-- BEGIN DATASET RECORDS --

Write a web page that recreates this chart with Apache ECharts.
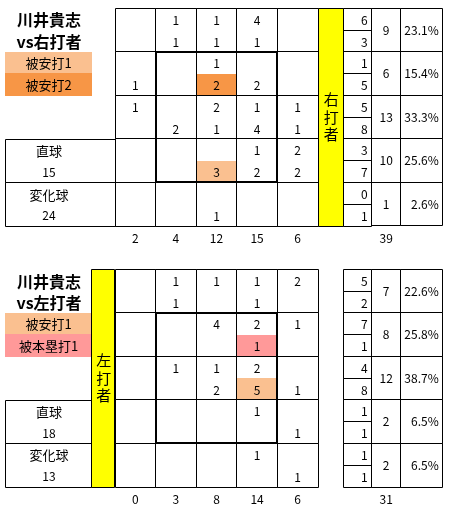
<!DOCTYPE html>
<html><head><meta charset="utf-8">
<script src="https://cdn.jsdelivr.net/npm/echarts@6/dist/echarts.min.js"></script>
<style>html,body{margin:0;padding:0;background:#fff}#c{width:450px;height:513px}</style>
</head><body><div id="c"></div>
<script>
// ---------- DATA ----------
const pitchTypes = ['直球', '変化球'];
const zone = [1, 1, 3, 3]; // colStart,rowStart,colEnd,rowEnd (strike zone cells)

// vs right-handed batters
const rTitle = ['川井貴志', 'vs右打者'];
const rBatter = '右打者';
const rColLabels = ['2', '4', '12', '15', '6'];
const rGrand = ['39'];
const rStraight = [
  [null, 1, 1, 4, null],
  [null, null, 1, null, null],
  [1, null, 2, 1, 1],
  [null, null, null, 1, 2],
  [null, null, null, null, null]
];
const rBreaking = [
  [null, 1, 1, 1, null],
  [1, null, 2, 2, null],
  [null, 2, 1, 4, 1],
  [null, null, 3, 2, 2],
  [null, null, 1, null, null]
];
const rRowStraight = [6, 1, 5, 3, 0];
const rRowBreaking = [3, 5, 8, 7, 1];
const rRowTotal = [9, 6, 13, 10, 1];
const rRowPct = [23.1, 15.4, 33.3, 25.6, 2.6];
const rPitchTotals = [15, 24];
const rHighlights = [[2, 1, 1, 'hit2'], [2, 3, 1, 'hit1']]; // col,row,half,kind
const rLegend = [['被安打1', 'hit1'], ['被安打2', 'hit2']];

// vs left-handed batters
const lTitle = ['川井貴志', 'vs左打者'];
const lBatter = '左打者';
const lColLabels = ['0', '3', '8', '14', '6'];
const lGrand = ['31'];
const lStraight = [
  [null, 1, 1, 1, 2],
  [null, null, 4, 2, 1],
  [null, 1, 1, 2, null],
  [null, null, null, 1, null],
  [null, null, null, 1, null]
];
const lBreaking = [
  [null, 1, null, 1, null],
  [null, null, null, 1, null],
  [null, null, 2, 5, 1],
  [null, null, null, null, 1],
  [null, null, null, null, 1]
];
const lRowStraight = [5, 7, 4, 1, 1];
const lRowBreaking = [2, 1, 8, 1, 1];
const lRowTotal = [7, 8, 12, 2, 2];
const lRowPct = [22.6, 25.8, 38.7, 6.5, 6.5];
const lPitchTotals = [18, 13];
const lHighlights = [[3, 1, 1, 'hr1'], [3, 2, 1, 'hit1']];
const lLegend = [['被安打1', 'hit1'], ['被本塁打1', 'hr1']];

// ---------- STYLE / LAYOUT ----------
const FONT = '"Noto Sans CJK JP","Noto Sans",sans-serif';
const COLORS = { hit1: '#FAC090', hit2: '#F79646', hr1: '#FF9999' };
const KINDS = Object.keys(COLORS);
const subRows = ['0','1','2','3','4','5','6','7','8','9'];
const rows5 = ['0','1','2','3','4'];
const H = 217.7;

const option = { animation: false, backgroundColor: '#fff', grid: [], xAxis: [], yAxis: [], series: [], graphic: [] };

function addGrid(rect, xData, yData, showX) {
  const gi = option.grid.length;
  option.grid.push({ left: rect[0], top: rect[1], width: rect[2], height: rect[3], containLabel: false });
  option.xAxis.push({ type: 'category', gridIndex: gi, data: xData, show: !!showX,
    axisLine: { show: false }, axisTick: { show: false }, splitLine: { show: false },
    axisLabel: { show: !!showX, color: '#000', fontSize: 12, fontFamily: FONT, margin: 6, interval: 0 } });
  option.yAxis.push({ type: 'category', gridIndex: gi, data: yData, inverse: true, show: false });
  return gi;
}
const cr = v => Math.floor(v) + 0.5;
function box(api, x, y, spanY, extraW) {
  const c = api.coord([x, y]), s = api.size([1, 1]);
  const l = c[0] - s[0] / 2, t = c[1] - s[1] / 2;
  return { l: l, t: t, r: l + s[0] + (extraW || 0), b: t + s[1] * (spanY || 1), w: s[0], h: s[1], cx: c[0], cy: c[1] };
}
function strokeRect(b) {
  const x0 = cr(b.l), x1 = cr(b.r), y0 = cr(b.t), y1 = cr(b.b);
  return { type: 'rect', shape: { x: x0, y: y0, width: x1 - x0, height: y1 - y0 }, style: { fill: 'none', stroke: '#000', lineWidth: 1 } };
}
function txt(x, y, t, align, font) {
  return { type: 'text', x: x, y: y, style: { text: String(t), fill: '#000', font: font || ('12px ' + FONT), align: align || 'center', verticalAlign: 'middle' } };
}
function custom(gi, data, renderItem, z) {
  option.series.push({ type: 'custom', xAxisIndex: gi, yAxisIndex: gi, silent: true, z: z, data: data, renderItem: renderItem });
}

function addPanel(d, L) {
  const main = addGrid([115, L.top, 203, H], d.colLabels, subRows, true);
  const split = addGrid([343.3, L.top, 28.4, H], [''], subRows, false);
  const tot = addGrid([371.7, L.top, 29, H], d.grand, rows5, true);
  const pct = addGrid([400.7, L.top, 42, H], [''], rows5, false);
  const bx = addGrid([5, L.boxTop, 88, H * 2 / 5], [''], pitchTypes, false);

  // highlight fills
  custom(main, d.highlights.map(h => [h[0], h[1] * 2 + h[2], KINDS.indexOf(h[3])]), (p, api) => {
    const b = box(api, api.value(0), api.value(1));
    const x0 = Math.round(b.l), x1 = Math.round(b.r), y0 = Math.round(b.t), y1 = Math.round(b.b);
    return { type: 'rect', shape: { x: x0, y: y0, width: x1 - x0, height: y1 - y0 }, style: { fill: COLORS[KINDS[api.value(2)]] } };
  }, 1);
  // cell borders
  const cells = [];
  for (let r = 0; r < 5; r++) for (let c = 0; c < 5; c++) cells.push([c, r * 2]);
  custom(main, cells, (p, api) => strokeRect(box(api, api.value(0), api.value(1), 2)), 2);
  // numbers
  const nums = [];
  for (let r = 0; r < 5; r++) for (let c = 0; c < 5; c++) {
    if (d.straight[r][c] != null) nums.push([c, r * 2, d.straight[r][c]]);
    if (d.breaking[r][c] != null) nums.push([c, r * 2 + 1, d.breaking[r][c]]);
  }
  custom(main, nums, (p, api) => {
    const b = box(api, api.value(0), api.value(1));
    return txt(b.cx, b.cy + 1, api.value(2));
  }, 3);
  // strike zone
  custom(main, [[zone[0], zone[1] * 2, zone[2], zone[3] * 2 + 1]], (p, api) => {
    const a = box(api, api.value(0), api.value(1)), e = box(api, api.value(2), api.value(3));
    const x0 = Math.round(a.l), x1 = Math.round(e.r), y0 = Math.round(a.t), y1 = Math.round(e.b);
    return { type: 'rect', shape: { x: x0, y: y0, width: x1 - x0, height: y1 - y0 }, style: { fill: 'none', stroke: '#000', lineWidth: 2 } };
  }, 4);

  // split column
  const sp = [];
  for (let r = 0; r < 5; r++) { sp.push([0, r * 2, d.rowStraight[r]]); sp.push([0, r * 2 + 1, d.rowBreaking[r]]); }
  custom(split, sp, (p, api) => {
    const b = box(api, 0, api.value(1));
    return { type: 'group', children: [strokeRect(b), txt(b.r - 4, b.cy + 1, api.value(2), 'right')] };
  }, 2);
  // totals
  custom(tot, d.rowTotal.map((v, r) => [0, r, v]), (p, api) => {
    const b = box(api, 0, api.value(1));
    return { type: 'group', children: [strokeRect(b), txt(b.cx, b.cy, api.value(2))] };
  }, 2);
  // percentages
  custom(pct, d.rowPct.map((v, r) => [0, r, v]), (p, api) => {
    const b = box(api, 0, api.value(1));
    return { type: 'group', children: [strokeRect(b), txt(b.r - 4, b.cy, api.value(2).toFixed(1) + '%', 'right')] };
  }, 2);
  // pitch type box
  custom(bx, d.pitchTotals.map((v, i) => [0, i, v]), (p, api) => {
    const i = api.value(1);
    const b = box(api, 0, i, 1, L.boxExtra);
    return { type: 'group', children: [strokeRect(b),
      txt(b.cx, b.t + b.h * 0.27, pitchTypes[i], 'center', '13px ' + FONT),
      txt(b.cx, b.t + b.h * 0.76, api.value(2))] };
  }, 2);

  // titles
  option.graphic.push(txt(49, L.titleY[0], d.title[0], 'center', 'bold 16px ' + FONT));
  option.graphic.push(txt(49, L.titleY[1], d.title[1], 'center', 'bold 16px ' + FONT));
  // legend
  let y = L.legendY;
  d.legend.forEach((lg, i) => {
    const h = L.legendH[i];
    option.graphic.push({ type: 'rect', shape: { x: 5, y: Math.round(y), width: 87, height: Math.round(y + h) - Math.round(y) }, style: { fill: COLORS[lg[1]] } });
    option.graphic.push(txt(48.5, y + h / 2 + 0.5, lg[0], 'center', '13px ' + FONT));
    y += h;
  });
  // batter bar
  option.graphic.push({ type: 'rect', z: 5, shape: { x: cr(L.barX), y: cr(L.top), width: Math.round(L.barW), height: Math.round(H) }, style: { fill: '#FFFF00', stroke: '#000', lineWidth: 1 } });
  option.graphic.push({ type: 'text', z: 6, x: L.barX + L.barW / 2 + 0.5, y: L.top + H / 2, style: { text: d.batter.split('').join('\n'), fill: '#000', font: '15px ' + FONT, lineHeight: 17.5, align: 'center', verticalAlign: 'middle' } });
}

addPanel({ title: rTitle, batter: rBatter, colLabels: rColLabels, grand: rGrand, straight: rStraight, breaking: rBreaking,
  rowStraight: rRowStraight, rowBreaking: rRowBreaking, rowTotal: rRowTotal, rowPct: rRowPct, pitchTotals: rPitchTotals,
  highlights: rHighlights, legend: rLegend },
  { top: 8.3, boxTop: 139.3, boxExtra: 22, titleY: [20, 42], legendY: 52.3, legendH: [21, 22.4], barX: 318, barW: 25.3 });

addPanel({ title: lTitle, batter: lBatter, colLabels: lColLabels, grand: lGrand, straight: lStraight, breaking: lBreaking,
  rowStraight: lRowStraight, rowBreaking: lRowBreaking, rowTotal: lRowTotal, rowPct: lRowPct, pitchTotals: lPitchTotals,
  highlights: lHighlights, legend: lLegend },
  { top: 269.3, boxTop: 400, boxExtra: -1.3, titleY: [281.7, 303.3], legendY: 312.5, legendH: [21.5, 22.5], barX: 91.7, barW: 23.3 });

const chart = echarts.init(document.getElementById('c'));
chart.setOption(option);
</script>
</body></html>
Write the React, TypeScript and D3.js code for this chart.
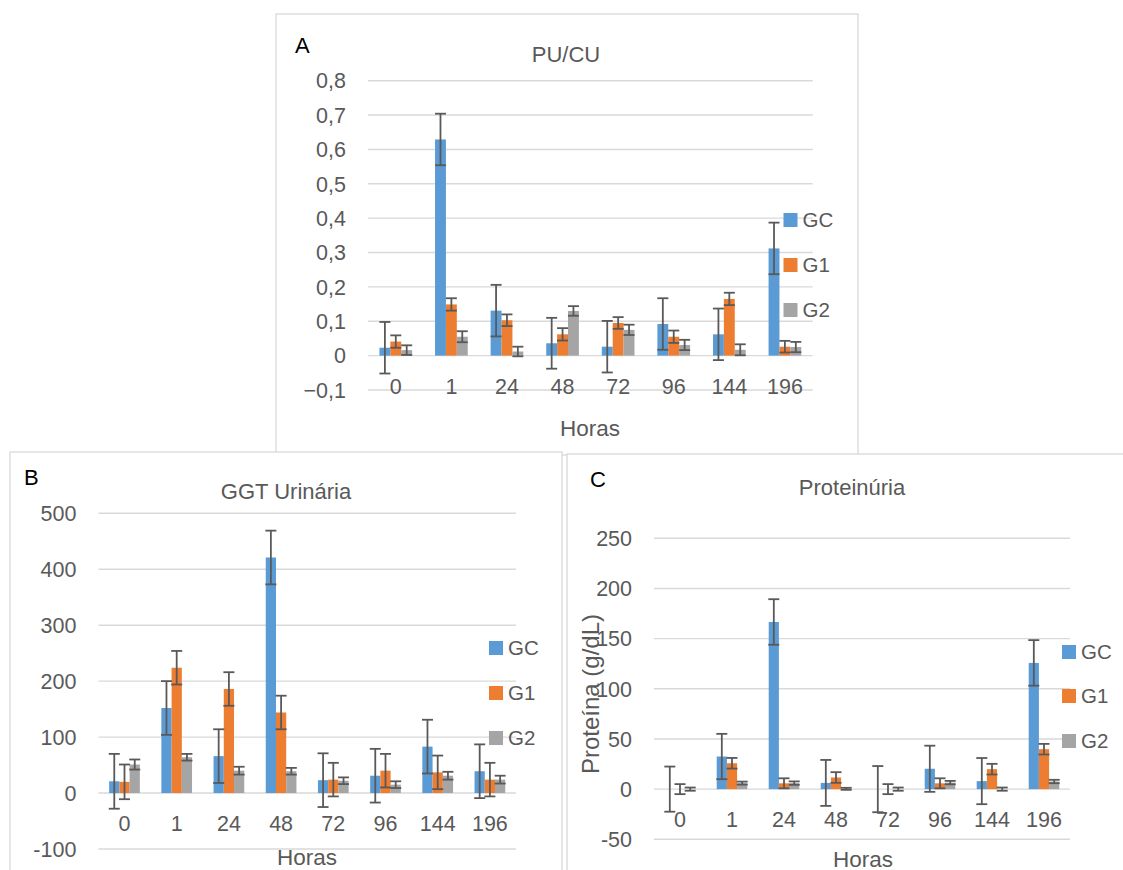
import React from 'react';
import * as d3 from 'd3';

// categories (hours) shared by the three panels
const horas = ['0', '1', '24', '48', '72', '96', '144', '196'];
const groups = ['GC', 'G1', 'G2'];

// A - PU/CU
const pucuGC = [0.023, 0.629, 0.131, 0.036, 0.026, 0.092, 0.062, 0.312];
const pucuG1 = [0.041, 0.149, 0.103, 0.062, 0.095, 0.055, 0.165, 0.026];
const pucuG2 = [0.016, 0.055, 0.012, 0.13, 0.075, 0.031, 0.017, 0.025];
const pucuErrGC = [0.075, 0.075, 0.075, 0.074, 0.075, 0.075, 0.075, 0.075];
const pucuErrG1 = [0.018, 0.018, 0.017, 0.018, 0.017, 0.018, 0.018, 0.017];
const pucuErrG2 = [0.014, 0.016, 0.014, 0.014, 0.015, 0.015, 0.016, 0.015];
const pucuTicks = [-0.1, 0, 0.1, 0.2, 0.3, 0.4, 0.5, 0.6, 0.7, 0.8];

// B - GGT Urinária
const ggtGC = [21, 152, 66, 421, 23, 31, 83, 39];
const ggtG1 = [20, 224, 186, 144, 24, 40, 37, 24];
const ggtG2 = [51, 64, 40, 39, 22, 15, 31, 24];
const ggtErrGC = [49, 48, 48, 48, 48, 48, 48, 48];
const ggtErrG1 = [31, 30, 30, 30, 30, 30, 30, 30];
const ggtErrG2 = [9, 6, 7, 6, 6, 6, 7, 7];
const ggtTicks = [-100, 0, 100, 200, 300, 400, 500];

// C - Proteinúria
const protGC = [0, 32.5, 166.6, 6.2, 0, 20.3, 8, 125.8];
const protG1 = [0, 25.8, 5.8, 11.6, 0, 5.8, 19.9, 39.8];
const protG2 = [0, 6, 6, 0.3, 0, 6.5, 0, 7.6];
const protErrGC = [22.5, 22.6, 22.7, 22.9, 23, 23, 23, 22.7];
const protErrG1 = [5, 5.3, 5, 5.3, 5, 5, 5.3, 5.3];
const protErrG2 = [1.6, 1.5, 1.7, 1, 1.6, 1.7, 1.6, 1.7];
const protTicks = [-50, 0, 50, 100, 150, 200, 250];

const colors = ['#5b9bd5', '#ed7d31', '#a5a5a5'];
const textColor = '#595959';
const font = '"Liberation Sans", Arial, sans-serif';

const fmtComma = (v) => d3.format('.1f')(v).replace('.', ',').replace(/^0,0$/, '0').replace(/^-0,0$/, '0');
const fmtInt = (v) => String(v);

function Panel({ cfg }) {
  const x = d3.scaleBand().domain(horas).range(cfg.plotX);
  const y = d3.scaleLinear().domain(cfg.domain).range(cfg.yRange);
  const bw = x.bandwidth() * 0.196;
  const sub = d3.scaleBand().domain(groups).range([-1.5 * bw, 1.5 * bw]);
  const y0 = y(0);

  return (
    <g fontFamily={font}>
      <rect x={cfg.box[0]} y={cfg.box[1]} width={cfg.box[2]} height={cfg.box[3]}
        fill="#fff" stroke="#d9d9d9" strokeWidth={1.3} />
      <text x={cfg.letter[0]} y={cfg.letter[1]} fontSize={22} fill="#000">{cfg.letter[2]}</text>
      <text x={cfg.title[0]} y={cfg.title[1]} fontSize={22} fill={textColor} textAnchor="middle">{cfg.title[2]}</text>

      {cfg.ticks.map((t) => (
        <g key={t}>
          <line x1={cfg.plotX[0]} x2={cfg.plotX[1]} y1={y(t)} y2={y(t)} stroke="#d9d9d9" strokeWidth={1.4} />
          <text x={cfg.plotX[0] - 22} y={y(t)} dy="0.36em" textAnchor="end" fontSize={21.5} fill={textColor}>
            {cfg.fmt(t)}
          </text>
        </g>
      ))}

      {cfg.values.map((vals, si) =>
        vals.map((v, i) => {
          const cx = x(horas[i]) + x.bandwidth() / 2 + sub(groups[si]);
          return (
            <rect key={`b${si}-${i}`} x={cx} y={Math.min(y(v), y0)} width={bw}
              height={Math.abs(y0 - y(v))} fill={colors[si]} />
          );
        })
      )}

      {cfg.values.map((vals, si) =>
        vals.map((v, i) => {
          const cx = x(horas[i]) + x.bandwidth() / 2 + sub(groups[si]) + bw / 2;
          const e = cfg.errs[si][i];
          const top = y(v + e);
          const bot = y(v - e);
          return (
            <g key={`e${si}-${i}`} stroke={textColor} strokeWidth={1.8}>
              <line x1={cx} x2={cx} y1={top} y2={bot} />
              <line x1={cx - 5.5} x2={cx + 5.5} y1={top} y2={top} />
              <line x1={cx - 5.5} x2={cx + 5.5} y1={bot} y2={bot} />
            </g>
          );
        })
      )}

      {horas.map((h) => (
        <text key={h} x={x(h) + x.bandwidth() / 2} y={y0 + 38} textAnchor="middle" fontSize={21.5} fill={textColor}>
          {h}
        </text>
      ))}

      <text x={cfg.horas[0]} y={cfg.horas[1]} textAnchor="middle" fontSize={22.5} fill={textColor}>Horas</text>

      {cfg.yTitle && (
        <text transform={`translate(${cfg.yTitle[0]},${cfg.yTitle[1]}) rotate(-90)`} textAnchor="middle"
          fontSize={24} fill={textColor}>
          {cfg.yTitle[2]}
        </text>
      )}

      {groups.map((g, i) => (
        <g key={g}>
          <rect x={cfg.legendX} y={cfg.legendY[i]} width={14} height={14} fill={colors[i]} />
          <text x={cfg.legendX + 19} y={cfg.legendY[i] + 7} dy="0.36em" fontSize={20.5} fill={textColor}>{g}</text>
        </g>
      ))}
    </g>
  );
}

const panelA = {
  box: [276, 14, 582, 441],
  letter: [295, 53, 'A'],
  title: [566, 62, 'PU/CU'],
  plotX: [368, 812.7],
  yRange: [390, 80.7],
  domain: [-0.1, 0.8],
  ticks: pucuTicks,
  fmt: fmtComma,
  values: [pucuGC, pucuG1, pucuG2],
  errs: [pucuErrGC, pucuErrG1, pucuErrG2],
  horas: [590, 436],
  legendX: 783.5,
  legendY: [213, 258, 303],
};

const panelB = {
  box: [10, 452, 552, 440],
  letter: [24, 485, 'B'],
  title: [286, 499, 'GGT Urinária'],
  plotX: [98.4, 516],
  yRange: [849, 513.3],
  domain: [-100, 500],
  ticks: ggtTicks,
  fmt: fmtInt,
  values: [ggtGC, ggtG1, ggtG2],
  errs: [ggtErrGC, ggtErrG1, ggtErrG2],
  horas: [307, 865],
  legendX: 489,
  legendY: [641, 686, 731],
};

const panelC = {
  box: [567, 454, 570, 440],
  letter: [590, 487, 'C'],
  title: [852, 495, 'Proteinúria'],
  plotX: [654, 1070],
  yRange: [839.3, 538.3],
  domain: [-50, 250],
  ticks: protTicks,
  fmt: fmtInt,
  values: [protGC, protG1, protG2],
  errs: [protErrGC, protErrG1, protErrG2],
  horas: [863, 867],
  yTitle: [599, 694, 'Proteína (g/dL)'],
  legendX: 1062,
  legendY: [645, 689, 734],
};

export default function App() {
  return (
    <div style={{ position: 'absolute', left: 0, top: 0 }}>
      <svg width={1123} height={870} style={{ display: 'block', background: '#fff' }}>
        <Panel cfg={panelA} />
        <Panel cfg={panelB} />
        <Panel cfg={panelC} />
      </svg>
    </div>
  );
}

-- END DATASET RECORDS --

EXERCISE INSTRUCTIONS ::
Leave the pictures out and print, exactly as written, every line from the one holding "Write the React, TypeScript" down to the one holding "const groups = ['GC', 'G1', 'G2'];", both of those included.

REPLY ::
Write the React, TypeScript and D3.js code for this chart.
import React from 'react';
import * as d3 from 'd3';

// categories (hours) shared by the three panels
const horas = ['0', '1', '24', '48', '72', '96', '144', '196'];
const groups = ['GC', 'G1', 'G2'];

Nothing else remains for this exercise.